** start of DATA SEGMENT **
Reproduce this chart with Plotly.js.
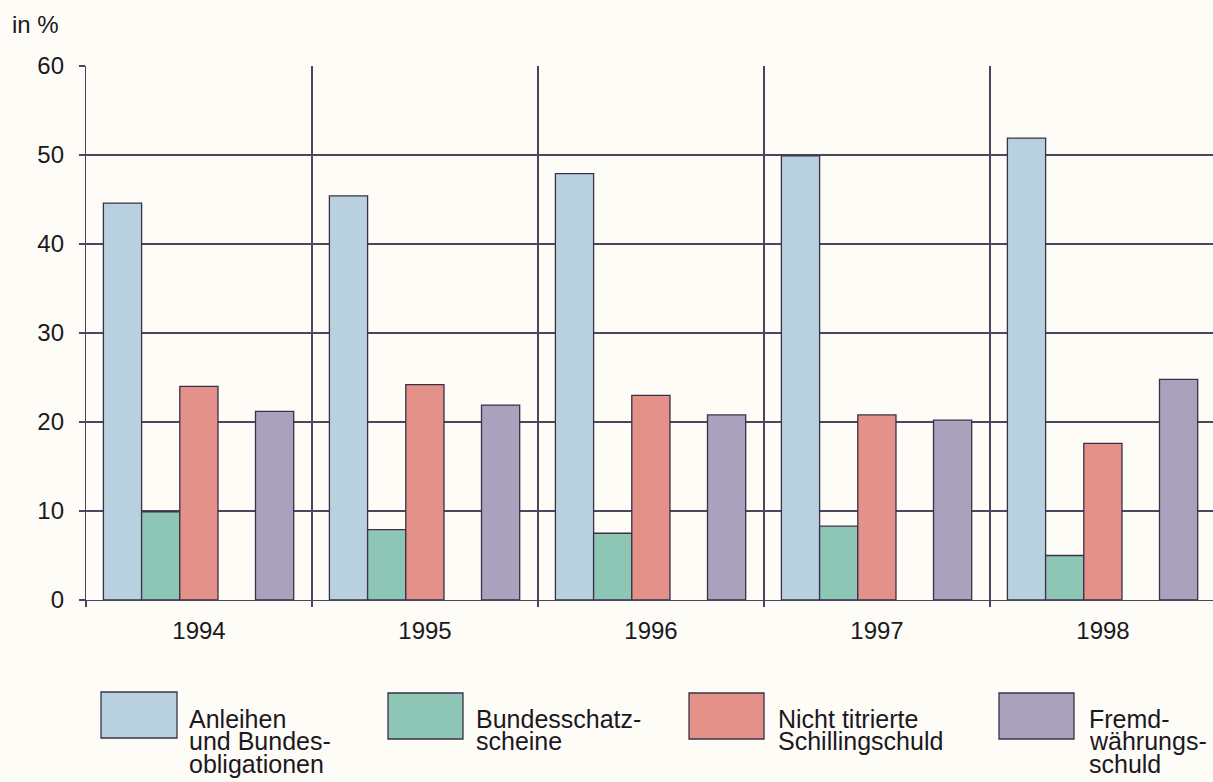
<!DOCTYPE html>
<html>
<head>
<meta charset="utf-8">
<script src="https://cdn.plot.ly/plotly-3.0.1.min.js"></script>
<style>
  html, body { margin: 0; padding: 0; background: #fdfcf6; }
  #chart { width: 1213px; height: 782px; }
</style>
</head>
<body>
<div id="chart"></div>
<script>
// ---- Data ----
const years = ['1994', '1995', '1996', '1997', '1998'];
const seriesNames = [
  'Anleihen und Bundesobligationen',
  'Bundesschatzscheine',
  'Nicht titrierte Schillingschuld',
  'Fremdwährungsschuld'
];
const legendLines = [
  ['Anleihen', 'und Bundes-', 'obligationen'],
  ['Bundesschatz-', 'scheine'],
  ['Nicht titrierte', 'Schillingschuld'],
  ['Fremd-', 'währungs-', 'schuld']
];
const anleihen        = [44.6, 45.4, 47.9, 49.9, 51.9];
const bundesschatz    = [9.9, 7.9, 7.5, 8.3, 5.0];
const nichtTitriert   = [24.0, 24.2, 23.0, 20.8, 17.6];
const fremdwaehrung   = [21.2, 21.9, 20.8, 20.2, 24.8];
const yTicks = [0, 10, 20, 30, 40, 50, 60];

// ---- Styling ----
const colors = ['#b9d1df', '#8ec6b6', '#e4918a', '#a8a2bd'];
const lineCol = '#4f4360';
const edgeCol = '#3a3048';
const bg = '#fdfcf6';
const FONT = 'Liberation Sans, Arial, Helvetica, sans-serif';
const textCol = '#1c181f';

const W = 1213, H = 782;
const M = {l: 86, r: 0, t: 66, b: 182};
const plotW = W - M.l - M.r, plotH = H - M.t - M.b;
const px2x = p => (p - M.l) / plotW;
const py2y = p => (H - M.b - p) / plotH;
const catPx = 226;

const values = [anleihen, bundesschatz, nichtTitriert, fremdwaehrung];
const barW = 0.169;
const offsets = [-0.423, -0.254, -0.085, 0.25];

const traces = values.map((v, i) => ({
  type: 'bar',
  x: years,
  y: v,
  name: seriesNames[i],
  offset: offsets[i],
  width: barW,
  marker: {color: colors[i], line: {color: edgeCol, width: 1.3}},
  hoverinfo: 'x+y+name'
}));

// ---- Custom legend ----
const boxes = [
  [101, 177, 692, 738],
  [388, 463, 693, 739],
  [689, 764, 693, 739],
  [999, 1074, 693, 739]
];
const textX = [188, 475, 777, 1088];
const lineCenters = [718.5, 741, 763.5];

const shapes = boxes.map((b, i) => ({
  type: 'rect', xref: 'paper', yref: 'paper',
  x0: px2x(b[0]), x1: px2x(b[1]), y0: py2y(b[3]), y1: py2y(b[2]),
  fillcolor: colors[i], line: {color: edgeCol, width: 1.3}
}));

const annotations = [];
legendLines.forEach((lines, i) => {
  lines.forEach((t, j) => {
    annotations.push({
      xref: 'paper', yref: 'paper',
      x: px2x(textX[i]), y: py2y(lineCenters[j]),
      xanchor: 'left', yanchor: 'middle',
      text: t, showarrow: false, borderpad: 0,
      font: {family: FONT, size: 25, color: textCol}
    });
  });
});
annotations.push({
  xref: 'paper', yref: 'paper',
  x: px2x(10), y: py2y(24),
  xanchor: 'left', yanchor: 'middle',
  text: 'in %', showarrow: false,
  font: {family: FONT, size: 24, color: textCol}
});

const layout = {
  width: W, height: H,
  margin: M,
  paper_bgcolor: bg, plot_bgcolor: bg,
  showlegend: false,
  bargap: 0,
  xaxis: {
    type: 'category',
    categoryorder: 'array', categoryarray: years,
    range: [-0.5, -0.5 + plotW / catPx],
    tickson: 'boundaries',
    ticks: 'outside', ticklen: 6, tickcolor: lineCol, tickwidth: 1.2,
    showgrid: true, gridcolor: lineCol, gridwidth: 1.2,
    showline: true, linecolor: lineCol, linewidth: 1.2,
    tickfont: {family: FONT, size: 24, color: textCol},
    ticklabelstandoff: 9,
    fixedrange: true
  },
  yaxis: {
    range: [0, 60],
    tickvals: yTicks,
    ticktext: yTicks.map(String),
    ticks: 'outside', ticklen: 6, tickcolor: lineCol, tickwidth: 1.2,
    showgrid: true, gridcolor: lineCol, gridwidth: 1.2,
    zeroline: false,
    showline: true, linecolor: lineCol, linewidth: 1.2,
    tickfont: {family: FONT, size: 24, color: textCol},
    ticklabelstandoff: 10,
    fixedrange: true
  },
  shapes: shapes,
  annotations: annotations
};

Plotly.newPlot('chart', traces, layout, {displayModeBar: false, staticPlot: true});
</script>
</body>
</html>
** end of DATA SEGMENT **
THE EXERCISE ::
Write the full listing out again with every line unchanged, but include no pictures.

RESPONSE BELOW ::
Reproduce this chart with Plotly.js.
<!DOCTYPE html>
<html>
<head>
<meta charset="utf-8">
<script src="https://cdn.plot.ly/plotly-3.0.1.min.js"></script>
<style>
  html, body { margin: 0; padding: 0; background: #fdfcf6; }
  #chart { width: 1213px; height: 782px; }
</style>
</head>
<body>
<div id="chart"></div>
<script>
// ---- Data ----
const years = ['1994', '1995', '1996', '1997', '1998'];
const seriesNames = [
  'Anleihen und Bundesobligationen',
  'Bundesschatzscheine',
  'Nicht titrierte Schillingschuld',
  'Fremdwährungsschuld'
];
const legendLines = [
  ['Anleihen', 'und Bundes-', 'obligationen'],
  ['Bundesschatz-', 'scheine'],
  ['Nicht titrierte', 'Schillingschuld'],
  ['Fremd-', 'währungs-', 'schuld']
];
const anleihen        = [44.6, 45.4, 47.9, 49.9, 51.9];
const bundesschatz    = [9.9, 7.9, 7.5, 8.3, 5.0];
const nichtTitriert   = [24.0, 24.2, 23.0, 20.8, 17.6];
const fremdwaehrung   = [21.2, 21.9, 20.8, 20.2, 24.8];
const yTicks = [0, 10, 20, 30, 40, 50, 60];

// ---- Styling ----
const colors = ['#b9d1df', '#8ec6b6', '#e4918a', '#a8a2bd'];
const lineCol = '#4f4360';
const edgeCol = '#3a3048';
const bg = '#fdfcf6';
const FONT = 'Liberation Sans, Arial, Helvetica, sans-serif';
const textCol = '#1c181f';

const W = 1213, H = 782;
const M = {l: 86, r: 0, t: 66, b: 182};
const plotW = W - M.l - M.r, plotH = H - M.t - M.b;
const px2x = p => (p - M.l) / plotW;
const py2y = p => (H - M.b - p) / plotH;
const catPx = 226;

const values = [anleihen, bundesschatz, nichtTitriert, fremdwaehrung];
const barW = 0.169;
const offsets = [-0.423, -0.254, -0.085, 0.25];

const traces = values.map((v, i) => ({
  type: 'bar',
  x: years,
  y: v,
  name: seriesNames[i],
  offset: offsets[i],
  width: barW,
  marker: {color: colors[i], line: {color: edgeCol, width: 1.3}},
  hoverinfo: 'x+y+name'
}));

// ---- Custom legend ----
const boxes = [
  [101, 177, 692, 738],
  [388, 463, 693, 739],
  [689, 764, 693, 739],
  [999, 1074, 693, 739]
];
const textX = [188, 475, 777, 1088];
const lineCenters = [718.5, 741, 763.5];

const shapes = boxes.map((b, i) => ({
  type: 'rect', xref: 'paper', yref: 'paper',
  x0: px2x(b[0]), x1: px2x(b[1]), y0: py2y(b[3]), y1: py2y(b[2]),
  fillcolor: colors[i], line: {color: edgeCol, width: 1.3}
}));

const annotations = [];
legendLines.forEach((lines, i) => {
  lines.forEach((t, j) => {
    annotations.push({
      xref: 'paper', yref: 'paper',
      x: px2x(textX[i]), y: py2y(lineCenters[j]),
      xanchor: 'left', yanchor: 'middle',
      text: t, showarrow: false, borderpad: 0,
      font: {family: FONT, size: 25, color: textCol}
    });
  });
});
annotations.push({
  xref: 'paper', yref: 'paper',
  x: px2x(10), y: py2y(24),
  xanchor: 'left', yanchor: 'middle',
  text: 'in %', showarrow: false,
  font: {family: FONT, size: 24, color: textCol}
});

const layout = {
  width: W, height: H,
  margin: M,
  paper_bgcolor: bg, plot_bgcolor: bg,
  showlegend: false,
  bargap: 0,
  xaxis: {
    type: 'category',
    categoryorder: 'array', categoryarray: years,
    range: [-0.5, -0.5 + plotW / catPx],
    tickson: 'boundaries',
    ticks: 'outside', ticklen: 6, tickcolor: lineCol, tickwidth: 1.2,
    showgrid: true, gridcolor: lineCol, gridwidth: 1.2,
    showline: true, linecolor: lineCol, linewidth: 1.2,
    tickfont: {family: FONT, size: 24, color: textCol},
    ticklabelstandoff: 9,
    fixedrange: true
  },
  yaxis: {
    range: [0, 60],
    tickvals: yTicks,
    ticktext: yTicks.map(String),
    ticks: 'outside', ticklen: 6, tickcolor: lineCol, tickwidth: 1.2,
    showgrid: true, gridcolor: lineCol, gridwidth: 1.2,
    zeroline: false,
    showline: true, linecolor: lineCol, linewidth: 1.2,
    tickfont: {family: FONT, size: 24, color: textCol},
    ticklabelstandoff: 10,
    fixedrange: true
  },
  shapes: shapes,
  annotations: annotations
};

Plotly.newPlot('chart', traces, layout, {displayModeBar: false, staticPlot: true});
</script>
</body>
</html>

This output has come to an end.